## Stated goal
Skip the pictures. Reproduce all other material exactly.

# # # # #

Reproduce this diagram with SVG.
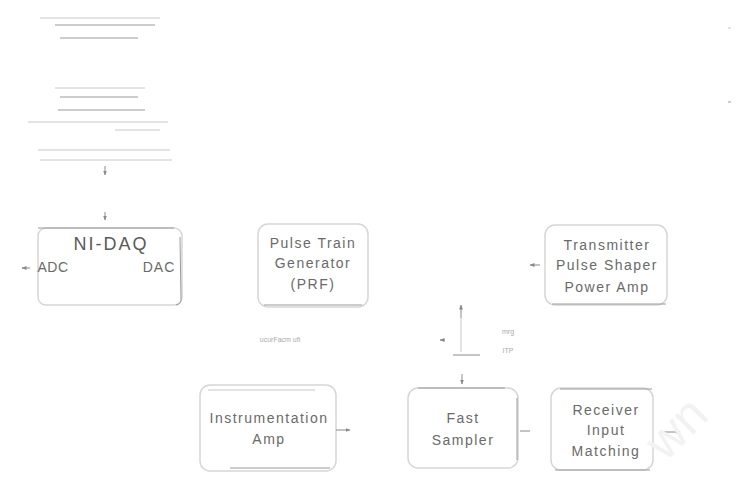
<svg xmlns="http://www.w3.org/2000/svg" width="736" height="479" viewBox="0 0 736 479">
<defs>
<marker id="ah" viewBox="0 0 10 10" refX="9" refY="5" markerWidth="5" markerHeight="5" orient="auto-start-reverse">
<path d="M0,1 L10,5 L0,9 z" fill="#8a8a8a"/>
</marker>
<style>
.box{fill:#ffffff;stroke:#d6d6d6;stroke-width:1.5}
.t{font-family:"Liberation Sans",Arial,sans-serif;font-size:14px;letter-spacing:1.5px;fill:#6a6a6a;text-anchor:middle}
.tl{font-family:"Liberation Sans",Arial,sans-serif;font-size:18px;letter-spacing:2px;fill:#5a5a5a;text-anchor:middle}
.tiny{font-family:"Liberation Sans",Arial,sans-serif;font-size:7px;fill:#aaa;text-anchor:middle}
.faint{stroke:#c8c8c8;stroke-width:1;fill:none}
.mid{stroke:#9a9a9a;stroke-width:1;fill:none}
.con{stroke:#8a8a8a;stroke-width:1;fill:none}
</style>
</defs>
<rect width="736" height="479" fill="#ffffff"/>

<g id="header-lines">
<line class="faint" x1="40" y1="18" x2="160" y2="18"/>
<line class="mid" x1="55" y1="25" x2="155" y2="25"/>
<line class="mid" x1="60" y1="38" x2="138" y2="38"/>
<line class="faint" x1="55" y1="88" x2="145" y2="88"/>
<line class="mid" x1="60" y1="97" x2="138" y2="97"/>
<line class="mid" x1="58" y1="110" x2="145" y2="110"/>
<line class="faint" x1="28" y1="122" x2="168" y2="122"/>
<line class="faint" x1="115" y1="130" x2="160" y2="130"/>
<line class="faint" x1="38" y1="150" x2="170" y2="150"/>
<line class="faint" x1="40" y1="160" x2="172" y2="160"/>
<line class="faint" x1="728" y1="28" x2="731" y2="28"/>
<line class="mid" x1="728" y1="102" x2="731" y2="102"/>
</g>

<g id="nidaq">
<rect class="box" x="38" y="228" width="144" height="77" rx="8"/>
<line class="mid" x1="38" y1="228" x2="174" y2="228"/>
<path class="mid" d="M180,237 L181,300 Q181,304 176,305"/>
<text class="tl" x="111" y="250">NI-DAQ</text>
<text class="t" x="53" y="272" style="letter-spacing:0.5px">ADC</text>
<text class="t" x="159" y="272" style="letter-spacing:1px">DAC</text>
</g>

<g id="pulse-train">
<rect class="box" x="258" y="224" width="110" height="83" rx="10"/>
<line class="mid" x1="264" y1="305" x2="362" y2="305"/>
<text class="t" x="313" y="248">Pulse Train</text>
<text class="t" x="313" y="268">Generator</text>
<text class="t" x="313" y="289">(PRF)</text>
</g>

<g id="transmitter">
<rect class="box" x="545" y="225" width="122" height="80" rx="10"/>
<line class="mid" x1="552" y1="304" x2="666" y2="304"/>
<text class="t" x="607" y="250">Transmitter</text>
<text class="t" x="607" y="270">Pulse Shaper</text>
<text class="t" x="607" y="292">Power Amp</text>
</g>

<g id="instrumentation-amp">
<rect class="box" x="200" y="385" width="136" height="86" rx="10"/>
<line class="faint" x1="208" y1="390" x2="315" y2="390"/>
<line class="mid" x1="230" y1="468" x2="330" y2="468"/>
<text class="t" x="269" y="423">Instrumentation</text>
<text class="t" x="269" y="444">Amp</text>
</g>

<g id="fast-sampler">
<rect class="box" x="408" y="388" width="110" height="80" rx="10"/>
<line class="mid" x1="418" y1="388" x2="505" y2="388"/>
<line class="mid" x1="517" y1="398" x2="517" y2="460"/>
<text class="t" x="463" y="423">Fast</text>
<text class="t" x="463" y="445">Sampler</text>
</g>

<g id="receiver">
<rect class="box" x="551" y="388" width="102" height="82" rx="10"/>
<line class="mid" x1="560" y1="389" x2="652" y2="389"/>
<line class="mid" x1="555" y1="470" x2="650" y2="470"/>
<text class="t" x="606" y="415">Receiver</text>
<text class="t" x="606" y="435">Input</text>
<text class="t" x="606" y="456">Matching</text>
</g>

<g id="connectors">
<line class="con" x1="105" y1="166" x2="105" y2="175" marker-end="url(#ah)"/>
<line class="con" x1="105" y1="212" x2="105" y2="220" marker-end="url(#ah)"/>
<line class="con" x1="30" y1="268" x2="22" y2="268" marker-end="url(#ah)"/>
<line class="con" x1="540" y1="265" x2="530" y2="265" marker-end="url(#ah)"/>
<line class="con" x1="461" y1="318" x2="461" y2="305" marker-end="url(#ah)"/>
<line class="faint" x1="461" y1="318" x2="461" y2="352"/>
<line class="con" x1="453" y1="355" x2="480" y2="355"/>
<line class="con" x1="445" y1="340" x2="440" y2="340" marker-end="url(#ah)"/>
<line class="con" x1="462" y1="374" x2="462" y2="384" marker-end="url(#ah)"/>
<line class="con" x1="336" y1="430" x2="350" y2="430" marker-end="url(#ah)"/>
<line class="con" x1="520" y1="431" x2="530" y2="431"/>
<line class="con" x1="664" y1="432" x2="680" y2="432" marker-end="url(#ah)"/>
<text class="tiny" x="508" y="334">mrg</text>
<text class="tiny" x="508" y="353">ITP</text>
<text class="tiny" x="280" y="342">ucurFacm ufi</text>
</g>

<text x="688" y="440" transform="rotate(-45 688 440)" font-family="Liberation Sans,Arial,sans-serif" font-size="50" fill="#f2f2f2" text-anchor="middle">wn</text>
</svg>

# # # # #

## Answer to the problem
Reproduce this diagram with SVG.
<svg xmlns="http://www.w3.org/2000/svg" width="736" height="479" viewBox="0 0 736 479">
<defs>
<marker id="ah" viewBox="0 0 10 10" refX="9" refY="5" markerWidth="5" markerHeight="5" orient="auto-start-reverse">
<path d="M0,1 L10,5 L0,9 z" fill="#8a8a8a"/>
</marker>
<style>
.box{fill:#ffffff;stroke:#d6d6d6;stroke-width:1.5}
.t{font-family:"Liberation Sans",Arial,sans-serif;font-size:14px;letter-spacing:1.5px;fill:#6a6a6a;text-anchor:middle}
.tl{font-family:"Liberation Sans",Arial,sans-serif;font-size:18px;letter-spacing:2px;fill:#5a5a5a;text-anchor:middle}
.tiny{font-family:"Liberation Sans",Arial,sans-serif;font-size:7px;fill:#aaa;text-anchor:middle}
.faint{stroke:#c8c8c8;stroke-width:1;fill:none}
.mid{stroke:#9a9a9a;stroke-width:1;fill:none}
.con{stroke:#8a8a8a;stroke-width:1;fill:none}
</style>
</defs>
<rect width="736" height="479" fill="#ffffff"/>

<g id="header-lines">
<line class="faint" x1="40" y1="18" x2="160" y2="18"/>
<line class="mid" x1="55" y1="25" x2="155" y2="25"/>
<line class="mid" x1="60" y1="38" x2="138" y2="38"/>
<line class="faint" x1="55" y1="88" x2="145" y2="88"/>
<line class="mid" x1="60" y1="97" x2="138" y2="97"/>
<line class="mid" x1="58" y1="110" x2="145" y2="110"/>
<line class="faint" x1="28" y1="122" x2="168" y2="122"/>
<line class="faint" x1="115" y1="130" x2="160" y2="130"/>
<line class="faint" x1="38" y1="150" x2="170" y2="150"/>
<line class="faint" x1="40" y1="160" x2="172" y2="160"/>
<line class="faint" x1="728" y1="28" x2="731" y2="28"/>
<line class="mid" x1="728" y1="102" x2="731" y2="102"/>
</g>

<g id="nidaq">
<rect class="box" x="38" y="228" width="144" height="77" rx="8"/>
<line class="mid" x1="38" y1="228" x2="174" y2="228"/>
<path class="mid" d="M180,237 L181,300 Q181,304 176,305"/>
<text class="tl" x="111" y="250">NI-DAQ</text>
<text class="t" x="53" y="272" style="letter-spacing:0.5px">ADC</text>
<text class="t" x="159" y="272" style="letter-spacing:1px">DAC</text>
</g>

<g id="pulse-train">
<rect class="box" x="258" y="224" width="110" height="83" rx="10"/>
<line class="mid" x1="264" y1="305" x2="362" y2="305"/>
<text class="t" x="313" y="248">Pulse Train</text>
<text class="t" x="313" y="268">Generator</text>
<text class="t" x="313" y="289">(PRF)</text>
</g>

<g id="transmitter">
<rect class="box" x="545" y="225" width="122" height="80" rx="10"/>
<line class="mid" x1="552" y1="304" x2="666" y2="304"/>
<text class="t" x="607" y="250">Transmitter</text>
<text class="t" x="607" y="270">Pulse Shaper</text>
<text class="t" x="607" y="292">Power Amp</text>
</g>

<g id="instrumentation-amp">
<rect class="box" x="200" y="385" width="136" height="86" rx="10"/>
<line class="faint" x1="208" y1="390" x2="315" y2="390"/>
<line class="mid" x1="230" y1="468" x2="330" y2="468"/>
<text class="t" x="269" y="423">Instrumentation</text>
<text class="t" x="269" y="444">Amp</text>
</g>

<g id="fast-sampler">
<rect class="box" x="408" y="388" width="110" height="80" rx="10"/>
<line class="mid" x1="418" y1="388" x2="505" y2="388"/>
<line class="mid" x1="517" y1="398" x2="517" y2="460"/>
<text class="t" x="463" y="423">Fast</text>
<text class="t" x="463" y="445">Sampler</text>
</g>

<g id="receiver">
<rect class="box" x="551" y="388" width="102" height="82" rx="10"/>
<line class="mid" x1="560" y1="389" x2="652" y2="389"/>
<line class="mid" x1="555" y1="470" x2="650" y2="470"/>
<text class="t" x="606" y="415">Receiver</text>
<text class="t" x="606" y="435">Input</text>
<text class="t" x="606" y="456">Matching</text>
</g>

<g id="connectors">
<line class="con" x1="105" y1="166" x2="105" y2="175" marker-end="url(#ah)"/>
<line class="con" x1="105" y1="212" x2="105" y2="220" marker-end="url(#ah)"/>
<line class="con" x1="30" y1="268" x2="22" y2="268" marker-end="url(#ah)"/>
<line class="con" x1="540" y1="265" x2="530" y2="265" marker-end="url(#ah)"/>
<line class="con" x1="461" y1="318" x2="461" y2="305" marker-end="url(#ah)"/>
<line class="faint" x1="461" y1="318" x2="461" y2="352"/>
<line class="con" x1="453" y1="355" x2="480" y2="355"/>
<line class="con" x1="445" y1="340" x2="440" y2="340" marker-end="url(#ah)"/>
<line class="con" x1="462" y1="374" x2="462" y2="384" marker-end="url(#ah)"/>
<line class="con" x1="336" y1="430" x2="350" y2="430" marker-end="url(#ah)"/>
<line class="con" x1="520" y1="431" x2="530" y2="431"/>
<line class="con" x1="664" y1="432" x2="680" y2="432" marker-end="url(#ah)"/>
<text class="tiny" x="508" y="334">mrg</text>
<text class="tiny" x="508" y="353">ITP</text>
<text class="tiny" x="280" y="342">ucurFacm ufi</text>
</g>

<text x="688" y="440" transform="rotate(-45 688 440)" font-family="Liberation Sans,Arial,sans-serif" font-size="50" fill="#f2f2f2" text-anchor="middle">wn</text>
</svg>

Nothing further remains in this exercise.